By then, Marx was convinced that surgery would be her best bet: Injections had worked, but the pain soon recurred.

Marx then sought appointments at a nationally prominent referral hospital but was turned down twice. She found a surgeon in the Netherlands who operates on ACNES patients and was planning a trip abroad when the pandemic shut down travel.

In March 2020, she saw a Bellingham surgeon who had never heard of ACNES and wasn’t sure what to do for Marx.

That encounter was the last straw.

Marx scheduled a meeting with her family physician and told him she was focused on “a permanent solution” — suicide — after years of being “dismissed, humiliated, ignored, infantilized and mistreated.”

He referred her to Timothy M. Whitney, whose former partner had performed her TRAM flap 21 years earlier.
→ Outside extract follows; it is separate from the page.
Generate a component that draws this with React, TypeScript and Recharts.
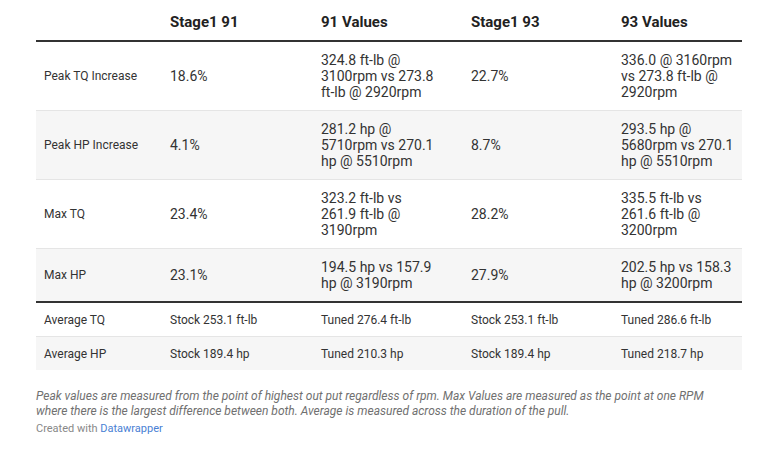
import { ScatterChart, Scatter, XAxis, YAxis, ReferenceArea, ReferenceLine } from 'recharts';

const columns = ['', 'Stage1 91', '91 Values', 'Stage1 93', '93 Values'];

const metrics = ['Peak TQ Increase', 'Peak HP Increase', 'Max TQ', 'Max HP'];
const stage91 = ['18.6%', '4.1%', '23.4%', '23.1%'];
const values91 = [
  '324.8 ft-lb @ 3100rpm vs 273.8 ft-lb @ 2920rpm',
  '281.2 hp @ 5710rpm vs 270.1 hp @ 5510rpm',
  '323.2 ft-lb vs 261.9 ft-lb @ 3190rpm',
  '194.5 hp vs 157.9 hp @ 3190rpm'
];
const stage93 = ['22.7%', '8.7%', '28.2%', '27.9%'];
const values93 = [
  '336.0 @ 3160rpm vs 273.8 ft-lb @ 2920rpm',
  '293.5 hp @ 5680rpm vs 270.1 hp @ 5510rpm',
  '335.5 ft-lb vs 261.6 ft-lb @ 3200rpm',
  '202.5 hp vs 158.3 hp @ 3200rpm'
];

const averages = ['Average TQ', 'Average HP'];
const avgStage91 = ['Stock 253.1 ft-lb', 'Stock 189.4 hp'];
const avgValues91 = ['Tuned 276.4 ft-lb', 'Tuned 210.3 hp'];
const avgStage93 = ['Stock 253.1 ft-lb', 'Stock 189.4 hp'];
const avgValues93 = ['Tuned 286.6 ft-lb', 'Tuned 218.7 hp'];

const note =
  'Peak values are measured from the point of highest out put regardless of rpm. Max Values are measured as the point at one RPM where there is the largest difference between both. Average is measured across the duration of the pull.';

// layout
const W = 779;
const H = 460;
const TABLE_LEFT = 36;
const TABLE_W = 706;
const COL_X = [8, 134, 285, 435, 585];
const WRAP = 116;
const FONT = 'Roboto, sans-serif';

const ctx = typeof document !== 'undefined' ? document.createElement('canvas').getContext('2d') : null;

function wrap(text: string, font: string, width: number) {
  if (!ctx) return [text];
  ctx.font = font;
  const lines: string[] = [];
  let cur = '';
  for (const w of text.split(' ')) {
    const test = cur ? cur + ' ' + w : w;
    if (cur && ctx.measureText(test).width > width) {
      lines.push(cur);
      cur = w;
    } else cur = test;
  }
  if (cur) lines.push(cur);
  return lines;
}

type Cell = { x: number; y: number; lines: string[]; size: number; lh: number; bold?: boolean };

function buildTable() {
  const cells: Cell[] = [];
  const bands: { y1: number; y2: number }[] = [];
  const rules: { y: number; w: number; color: string }[] = [];

  columns.forEach((c, i) => {
    if (c) cells.push({ x: COL_X[i], y: 22, lines: [c], size: 15, lh: 18, bold: true });
  });
  rules.push({ y: 41, w: 2, color: '#333' });

  let top = 42;
  metrics.forEach((m, r) => {
    const row = [m, stage91[r], values91[r], stage93[r], values93[r]];
    const wrapped = row.map((t, i) => (i === 0 ? [t] : wrap(t, `14px ${FONT}`, WRAP)));
    const n = Math.max(...wrapped.map((l) => l.length));
    const h = n * 16 + 20;
    if (r % 2 === 1) bands.push({ y1: top, y2: top + h });
    wrapped.forEach((l, i) => cells.push({ x: COL_X[i], y: top + h / 2, lines: l, size: i === 0 ? 12 : 14, lh: 16 }));
    top += h;
    if (r < metrics.length - 1) {
      rules.push({ y: top + 0.5, w: 1, color: '#e5e5e5' });
      top += 1;
    }
  });
  rules.push({ y: top + 1, w: 2, color: '#333' });
  top += 2;

  averages.forEach((a, r) => {
    const row = [a, avgStage91[r], avgValues91[r], avgStage93[r], avgValues93[r]];
    const h = 33;
    if ((metrics.length + r) % 2 === 1) bands.push({ y1: top, y2: top + h });
    row.forEach((t, i) => cells.push({ x: COL_X[i], y: top + h / 2, lines: [t], size: 12, lh: 14 }));
    top += h;
    if (r < averages.length - 1) {
      rules.push({ y: top + 0.5, w: 1, color: '#e5e5e5' });
      top += 1;
    }
  });

  return { cells, bands, rules };
}

const CellText = (props: any) => {
  const { cx, cy, payload } = props;
  const { lines, size, lh, bold } = payload as Cell;
  const start = cy - ((lines.length - 1) * lh) / 2;
  return (
    <text fontSize={size} fontWeight={bold ? 700 : 400} fill={bold ? '#222' : '#333'} fontFamily={FONT}>
      {lines.map((l, i) => (
        <tspan key={i} x={cx} y={start + i * lh} dy="0.35em">
          {l}
        </tspan>
      ))}
    </text>
  );
};

export default function App() {
  const { cells, bands, rules } = buildTable();

  return (
    <div style={{ position: 'absolute', left: 0, top: 0, width: W, height: H, background: '#fff' }}>
      <ScatterChart
        width={W}
        height={H}
        margin={{ top: 0, right: W - TABLE_LEFT - TABLE_W, bottom: 0, left: TABLE_LEFT }}
      >
        <XAxis type="number" dataKey="x" domain={[0, TABLE_W]} hide />
        <YAxis type="number" dataKey="y" domain={[0, H]} reversed hide />
        {bands.map((b, i) => (
          <ReferenceArea key={`b-${i}`} x1={0} x2={TABLE_W} y1={b.y1} y2={b.y2} fill="#f6f6f6" fillOpacity={1} stroke="none" />
        ))}
        {rules.map((r, i) => (
          <ReferenceLine key={`r-${i}`} y={r.y} stroke={r.color} strokeWidth={r.w} />
        ))}
        <Scatter data={cells} shape={CellText} isAnimationActive={false} />
      </ScatterChart>
      <div
        style={{
          position: 'absolute',
          left: TABLE_LEFT,
          top: 389,
          width: 700,
          fontFamily: FONT,
          fontStyle: 'italic',
          fontSize: 12,
          lineHeight: '14.5px',
          color: '#707070'
        }}
      >
        {note}
      </div>
      <div
        style={{
          position: 'absolute',
          left: TABLE_LEFT,
          top: 422,
          fontFamily: FONT,
          fontSize: 11,
          lineHeight: '14px',
          color: '#888'
        }}
      >
        Created with <span style={{ color: '#4a7fd4' }}>Datawrapper</span>
      </div>
    </div>
  );
}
A plastic surgeon for 25 years, Whitney has performed about 800 TRAM flap reconstructions. “I knew what had been done to her,” he said. “It made sense that there could be scar tissue around the ends of those nerves.”

“I told her we can go look, but there’s a chance that I’ll make you worse,” he remembered warning Marx, who was undeterred.

During Marx’s TRAM surgery, multiple branches of the intercostal nerves to the rectus abdominis muscles had been divided. Whitney found that some nerves were scarred. Twisting while chopping wood could have stretched and internally torn these nerves, triggering pain.

On May 5, Whitney released and relocated the affected nerves and removed three traumatic neuromas — scar balls of nerve endings that develop after an injury.

“I still have the sensation of a healing broken rib,” Marx said, “but the improvement is so obvious.” Her intractable pain is gone and she is back to lifting weights.

“Her whole demeanor has changed,” said Whitney, who saw her two months ago for a follow-up appointment to which she brought cookies for him and his staff.

Why did so many doctors refuse to believe Marx?

One reason, Whitney said, is that over the years she had developed a reputation as a testy patient whose demeanor could be off-putting.

In Marx’s view, Whitney’s concern and open-mindedness make him a rarity.

“Ignored patient input results in an enormous amount of diagnostic error,” she said. “This nearly killed me, and I had a fairly superficial problem.”